On appeal, appellant seeks to withdraw his March 15, 2000 guilty plea because the factual basis for the guilty plea does not reflect the proper date, location, and facts underlying the offense. Appellant also claims he is entitled to sentence modification because State v. Royster, 590 N.W.2d 82, 84-85 (Minn. 1999) requires that his guilty plea demonstrate that he had constructive possession of the firearm.
Although we acknowledge that appellant is proceeding pro se, he is still subject to the same procedural and substantive rules governing licensed attorneys. See State v. Seifert, 423 N.W.2d 368, 372 (Minn. 1988).

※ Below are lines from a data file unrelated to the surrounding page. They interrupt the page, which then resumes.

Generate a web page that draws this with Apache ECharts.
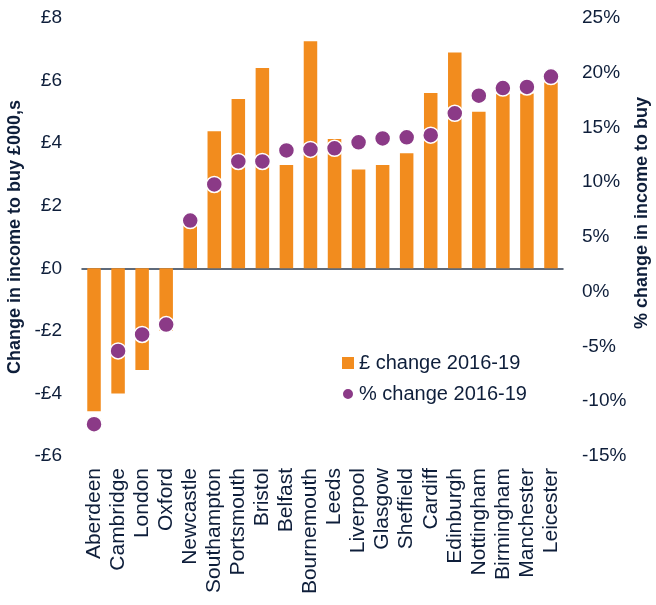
<!DOCTYPE html>
<html><head><meta charset="utf-8">
<script src="https://cdn.jsdelivr.net/npm/echarts@6/dist/echarts.min.js"></script>
<style>html,body{margin:0;padding:0;background:#fff}#c{width:656px;height:605px}</style>
</head><body><div id="c"></div>
<script>
const cities = ["Aberdeen","Cambridge","London","Oxford","Newcastle","Southampton","Portsmouth","Bristol","Belfast","Bournemouth","Leeds","Liverpool","Glasgow","Sheffield","Cardiff","Edinburgh","Nottingham","Birmingham","Manchester","Leicester"];
const poundChange = [-4.57,-4.0,-3.25,-2.0,1.36,4.38,5.41,6.40,3.30,7.26,4.13,3.16,3.30,3.68,5.60,6.90,5.0,5.57,5.59,5.95];
const pctChange = [-12.1,-5.4,-3.9,-3.0,6.5,9.8,11.9,11.9,12.9,13.0,13.1,13.65,14.0,14.1,14.3,16.3,17.9,18.6,18.7,19.65];
const leftTicks = {min:-6,max:8,interval:2};
const rightTicks = {min:-15,max:25,interval:5};
const rightAxisTitle = '% change in income to buy';

const txt = '#0e1e3a';
const font = 'Liberation Sans, Arial, sans-serif';
const chart = echarts.init(document.getElementById('c'));
chart.setOption({
  animation:false,
  textStyle:{fontFamily:font},
  grid:{left:82,right:93,top:18,bottom:149,containLabel:false,outerBoundsMode:'none'},
  legend:{
    orient:'vertical', left:336, top:348, itemGap:11, itemWidth:12, itemHeight:12,
    textStyle:{fontSize:20,color:txt,fontFamily:font,padding:[0,0,0,0]},
    data:[{name:'£ change 2016-19',icon:'rect'},{name:'% change 2016-19',icon:'circle'}]
  },
  xAxis:[
    {type:'category',data:cities,position:'bottom',axisLine:{show:false},axisTick:{show:false},
     axisLabel:{rotate:90,fontSize:21,color:txt,margin:12,interval:0,fontFamily:font}},
    {type:'category',data:cities,position:'bottom',
     axisLine:{onZero:true,onZeroAxisIndex:0,lineStyle:{color:'#2b3a4f',width:1.5}},
     axisTick:{show:false},axisLabel:{show:false}}
  ],
  yAxis:[
    {type:'value',min:leftTicks.min,max:leftTicks.max,interval:leftTicks.interval,
     splitLine:{show:false},axisLine:{show:false},axisTick:{show:false},
     axisLabel:{fontSize:19,color:txt,margin:20,formatter:v=>(v<0?'-£'+(-v):'£'+v),fontFamily:font},
     name:'Change in income to buy £000,s',nameLocation:'middle',nameGap:56,nameRotate:90,
     nameTextStyle:{fontSize:18,fontWeight:'bold',color:txt,fontFamily:font}},
    {type:'value',min:rightTicks.min,max:rightTicks.max,interval:rightTicks.interval,position:'right',
     splitLine:{show:false},axisLine:{show:false},axisTick:{show:false},
     axisLabel:{fontSize:19,color:txt,margin:19,formatter:v=>v+'%',fontFamily:font}}
  ],
  graphic:[{type:'text',x:642,y:213,rotation:Math.PI/2,
    style:{text:rightAxisTitle,fontSize:18,fontWeight:'bold',fill:txt,fontFamily:font,align:'center',verticalAlign:'middle'}}],
  series:[
    {name:'£ change 2016-19',type:'bar',data:poundChange,xAxisIndex:0,yAxisIndex:0,barWidth:13.5,
     itemStyle:{color:'#F28C1E'}},
    {name:'% change 2016-19',type:'scatter',data:pctChange,xAxisIndex:0,yAxisIndex:1,symbolSize:16,
     itemStyle:{color:'#8B3A87',borderColor:'#fff',borderWidth:1.5,opacity:1}}
  ]
});
</script></body></html>
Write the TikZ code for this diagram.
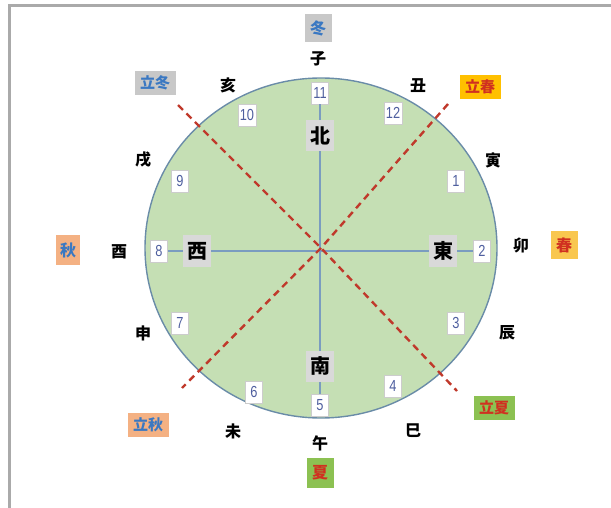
\documentclass[tikz,border=0pt]{standalone}
\usepackage{fontspec}
\newfontfamily\cjk{Noto Sans CJK JP}
\newfontfamily\numfont{Liberation Sans}[FakeStretch=0.8]
\definecolor{circfill}{HTML}{C5DFB4}
\definecolor{circedge}{HTML}{6A8CA8}
\definecolor{axis}{HTML}{7A9CC0}
\definecolor{dashred}{HTML}{C0392B}
\definecolor{numblue}{HTML}{4F5F9F}
\definecolor{boxgray}{HTML}{CCCCCC}
\definecolor{dirgray}{HTML}{D9D9D9}
\definecolor{sblue}{HTML}{3A78C2}
\definecolor{sred}{HTML}{D03020}
\definecolor{wintergray}{HTML}{C8C8C8}
\definecolor{springor}{HTML}{FFC000}
\definecolor{springyl}{HTML}{F9C74F}
\definecolor{autumn}{HTML}{F4B183}
\definecolor{summer}{HTML}{8CC152}
\definecolor{frame}{HTML}{AAAAAA}
\tikzset{
  zod/.style={font=\cjk\bfseries\fontsize{16}{16}\selectfont, inner sep=0pt},
  dirbox/.style={fill=dirgray, font=\cjk\bfseries\fontsize{20}{20}\selectfont, minimum width=28pt, minimum height=31pt, inner sep=1pt},
  numbox/.style={fill=white, draw=boxgray, line width=0.6pt, font=\numfont\fontsize{16}{16}\selectfont, text=numblue, minimum width=17pt, minimum height=22pt, inner sep=2pt},
  seasonone/.style={font=\cjk\bfseries\fontsize{16}{16}\selectfont, minimum width=27pt, minimum height=28pt, inner sep=1pt},
  seasontwo/.style={font=\cjk\bfseries\fontsize{15}{15}\selectfont, minimum width=41pt, minimum height=24pt, inner sep=1pt},
  axisline/.style={draw=axis, line width=1.3pt},
  redline/.style={draw=dashred, line width=2.4pt, dash pattern=on 7pt off 5pt}
}
\begin{document}
\begin{tikzpicture}[x=1pt, y=-1pt]
\useasboundingbox (0,0) rectangle (611,508);
\draw[frame, line width=3pt] (9.5,508) -- (9.5,5.5) -- (611,5.5);
% circle
\coordinate (c) at (321,248);
\filldraw[fill=circfill, draw=circedge, line width=1.4pt] (c) ellipse [x radius=176, y radius=170];
% number boxes
\node[numbox] (n11) at (320,93) {11};
\node[numbox] (n10) at (247,115) {10};
\node[numbox] (n12) at (393,113) {12};
\node[numbox] (n9) at (180,181) {9};
\node[numbox] (n1) at (456,181) {1};
\node[numbox] (n8) at (159,251) {8};
\node[numbox] (n2) at (482,251) {2};
\node[numbox] (n7) at (180,323) {7};
\node[numbox] (n3) at (456,323) {3};
\node[numbox] (n6) at (254,392) {6};
\node[numbox] (n5) at (320,405) {5};
\node[numbox] (n4) at (393,386) {4};
% axes
\path[axisline] (n11) -- (n5);
\path[axisline] (n8) -- (n2);
% dashed diagonals
\coordinate (ur) at (448,104);
\coordinate (ll) at (182,388);
\coordinate (ul) at (178,105);
\coordinate (lr) at (457,391);
\path[redline] (ur) -- (c) -- (ll);
\path[redline] (ul) -- (c) -- (lr);
% direction boxes
\node[dirbox] (north) at (320,136) {北};
\node[dirbox] (west) at (197,251) {西};
\node[dirbox] (east) at (443,251) {東};
\node[dirbox] (south) at (320,366) {南};
% zodiac
\node[zod] (zi) at (318,59) {子};
\node[zod] (hai) at (228,85) {亥};
\node[zod] (chou) at (418,86) {丑};
\node[zod] (xu) at (143,160) {戌};
\node[zod] (yin) at (493,160) {寅};
\node[zod] (you) at (119,252) {酉};
\node[zod] (mao) at (521,245) {卯};
\node[zod] (shen) at (143,333) {申};
\node[zod] (chen) at (507,333) {辰};
\node[zod] (wei) at (233,431) {未};
\node[zod] (wu) at (320,443) {午};
\node[zod] (si) at (413,431) {巳};
% seasons
\node[seasonone, fill=wintergray, text=sblue] (dong) at (318,28) {冬};
\node[seasontwo, fill=wintergray, text=sblue] (lidong) at (155,83) {立冬};
\node[seasontwo, fill=springor, text=sred] (lichun) at (480,87) {立春};
\node[seasonone, fill=springyl, text=sred] (chun) at (564,245) {春};
\node[seasonone, fill=autumn, text=sblue, minimum width=24pt, minimum height=30pt] (qiu) at (68,250) {秋};
\node[seasontwo, fill=autumn, text=sblue] (liqiu) at (148,425) {立秋};
\node[seasontwo, fill=summer, text=sred] (lixia) at (494,408) {立夏};
\node[seasonone, fill=summer, text=sred, minimum height=30pt] (xia) at (320,473) {夏};
\end{tikzpicture}
\end{document}
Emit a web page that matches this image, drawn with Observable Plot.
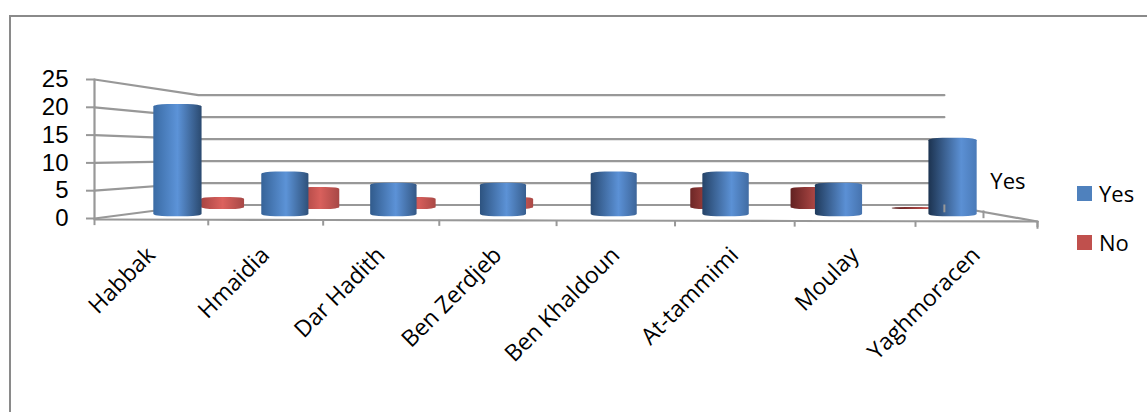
<!DOCTYPE html>
<html>
<head>
<meta charset="utf-8">
<script src="https://cdn.jsdelivr.net/npm/d3@7"></script>
<script src="https://cdn.jsdelivr.net/npm/@observablehq/plot@0.6"></script>
<style>
  html, body { margin: 0; padding: 0; background: #fff; }
  #page { position: relative; width: 1147px; height: 412px; overflow: hidden; font-family: "Open Sans", sans-serif; }
  #border { position: absolute; left: 9px; top: 15px; width: 1200px; height: 500px; border: 2px solid #8a8a8a; box-sizing: border-box; }
  #chart { position: absolute; left: 0; top: 0; }
  .key { position: absolute; left: 1077px; display: flex; align-items: center; font-size: 22px; color: #000; line-height: 15px; height: 15px; }
  .key i { display: block; width: 15px; height: 15px; margin-right: 7px; }
</style>
</head>
<body>
<div id="page">
  <div id="border"></div>
  <div id="chart"></div>
  <div class="key" style="top:186px"><i style="background:#4f81bd"></i>Yes</div>
  <div class="key" style="top:235px"><i style="background:#c0504d"></i>No</div>
</div>
<script>
// Survey answers per school
const schools = ["Habbak", "Hmaidia", "Dar Hadith", "Ben Zerdjeb", "Ben Khaldoun", "At-tammimi", "Moulay", "Yaghmoracen"];
const yes = [20, 8, 6, 6, 8, 8, 6, 14];
const no = [2, 4, 2, 2, 0, 4, 4, 0];
const yTicks = [0, 5, 10, 15, 20, 25];

// The box is faked in data units: x runs 0..8 along the front edge, y is the value axis.
const GRID = "#989898";
const backLeft = 0.882, backRight = 7.21;           // back wall ends on the x axis
const wallY = v => 2.43 + v * 0.79;                 // a value as seen on the back wall
const warp = s => s + 0.005 * s * (s - 8);          // slots widen slightly towards the viewer's right
const frontEdge = s => -0.18 - 0.045 * s;           // the front floor edge tilts a little

// Each series sits on its own row in depth.
const rowFor = depth => {
  const left = depth * backLeft, right = 8 - depth * (8 - backRight);
  return i => left + (right - left) / 8 * warp(i + 0.5);
};
const slotWidth = depth => (8 - depth * (backLeft + 8 - backRight)) / 8;
const halfFor = depth => i => 0.2077 * slotWidth(depth) * (1 + 0.004 * (i - 3.5) ** 2);
const rows = {
  yes: {center: rowFor(0.29), half: halfFor(0.29), base: 0.3, stretch: 1.01},
  no: {center: rowFor(0.78), half: halfFor(0.78), base: 1.8, stretch: 0.9}
};

const cylinders = (values, row, prefix, options) =>
  values.map((v, i) => Plot.rect([v], {
    x1: () => row.center(i) - row.half(i),
    x2: () => row.center(i) + row.half(i),
    y1: () => row.base,
    y2: d => row.base + d * row.stretch,
    fill: `url(#${prefix}-${i})`,
    ...options
  }));

// Horizontal shading of the cylinders; the highlight drifts right along the axis.
const shades = {
  yes: {left: ["#3a6ba4", "#1c3350"], peak: ["#5c93d8", "#5b90d4"], right: ["#2b4a70", "#4a7ab8"], at: [0.5, 0.68]},
  no: {left: ["#a84442", "#561b1b"], peak: ["#dc625e", "#c2524f"], right: ["#a64846", "#b04a47"], at: [0.5, 0.85]}
};
const gradients = () => {
  const defs = d3.create("svg:defs");
  for (const [prefix, shade] of Object.entries(shades)) {
    schools.forEach((_, i) => {
      const t = i / (schools.length - 1);
      const g = defs.append("linearGradient").attr("id", `${prefix}-${i}`);
      g.append("stop").attr("offset", 0).attr("stop-color", d3.interpolateRgb(...shade.left)(t));
      g.append("stop").attr("offset", d3.interpolate(...shade.at)(t)).attr("stop-color", d3.interpolateRgb(...shade.peak)(t));
      g.append("stop").attr("offset", 1).attr("stop-color", d3.interpolateRgb(...shade.right)(t));
    });
  }
  return defs.node();
};

// Side wall plus back wall, one polyline for each y tick
const wallLines = yTicks.flatMap(v => [
  {v, x: 0, y: v},
  {v, x: backLeft, y: wallY(v)},
  {v, x: backRight, y: wallY(v)}
]);
const depthTicks = [1, 0.58, 0].map(d => {
  const x = 8 - d * (8 - backRight);
  const top = d === 0 ? frontEdge(8) : 2.43 * d - 0.1 * (1 - d);
  return {x, top, bottom: top - 1.4};
});
const slotTicks = d3.range(0, 9);

const chart = Plot.plot({
  width: 1147,
  height: 412,
  marginTop: 79,
  marginBottom: 194,
  marginLeft: 94,
  marginRight: 110,
  x: {domain: [0, 8], axis: null},
  y: {domain: [0, 25], axis: null},
  style: {fontFamily: "'Open Sans', sans-serif", background: "transparent", overflow: "visible"},
  marks: [
    gradients,
    // box frame
    Plot.line(wallLines, {x: "x", y: "y", z: "v", stroke: GRID, strokeWidth: 2.2}),
    Plot.line([[backRight, wallY(0)], [8, frontEdge(8)]], {stroke: GRID, strokeWidth: 2.2}),
    Plot.line([[0, 0], [0, 25]], {stroke: GRID, strokeWidth: 2.2}),
    Plot.line(slotTicks, {x: warp, y: frontEdge, stroke: GRID, strokeWidth: 2.2}),
    Plot.ruleX(slotTicks, {x: warp, y1: frontEdge, y2: s => frontEdge(s) - 1.1, stroke: GRID, strokeWidth: 2}),
    // bars, the back row first
    ...cylinders(no, rows.no, "no", {rx: 14, ry: 2, insetTop: -1, insetBottom: -1}),
    ...cylinders(yes, rows.yes, "yes", {rx: 14, ry: 2.5}),
    Plot.ruleX(depthTicks, {x: "x", y1: "top", y2: "bottom", stroke: GRID, strokeWidth: 2}),
    // value axis and labels
    Plot.axisY(yTicks, {anchor: "left", tickSize: 8, tickPadding: 18, stroke: GRID, strokeWidth: 2, fill: "#000", fontSize: 24, fontFamily: "'Liberation Sans', sans-serif", label: null, fontVariant: "normal"}),
    Plot.text(schools, {
      x: (d, i) => warp(i + 0.5),
      y: -5.9,
      text: d => d,
      rotate: -45,
      textAnchor: "end",
      fontSize: 23,
      fill: "#000"
    }),
    Plot.text(["Yes"], {x: 7.6, y: 6.65, text: d => d, textAnchor: "start", fontSize: 22, fill: "#000"})
  ]
});
document.getElementById("chart").append(chart);
</script>
</body>
</html>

Appellant challenges the factual basis underpinning his March 15, 2000 guilty plea. But appellant did not make this argument before the district court and this court “will not decide issues which were not raised before the district court.” Roby v. State, 547 N.W.2d 354, 357 (Minn. 1996) (citation omitted). Appellant has waived this argument.
Next, appellant argues that he is entitled to a sentence modification because his firearm possession did not increase the risk of violence, and consequently he should not have been subject to the mandatory minimum sentence required by Minn. Stat. § 609.11, subd. 5(b). Appellant cites Royster, 590 N.W.2d at 82, to support this proposition.
Appellant also failed to raise this argument before the district court and has therefore waived it for purposes of this appeal. See Hirt v. State, 309 Minn. 574, 575, 244 N.W.2d 162, 162 (1976) (per curiam) (court refused to consider issues not raised before postconviction court).
Because we conclude appellant has waived both arguments advanced to this court on appeal, we affirm the district court’s denial of his postconviction petition.
 We also note that a review of the record shows that appellant’s guilty plea was supported by an adequate factual basis. Although the district court initially announced the wrong underlying felony, appellant corrected him on the record. Furthermore, appellant claims that the court used the wrong date when referring to the underlying controlled-substance felony because the district court referred to appellant’s “1991” convictions. Although it is undisputed that the district court stated “1991” during the guilty-plea hearing, it is also undisputed that appellant testified that he was convicted in 1992 for fifth-degree possession of a controlled substance. Therefore, appellant’s arguments are without merit.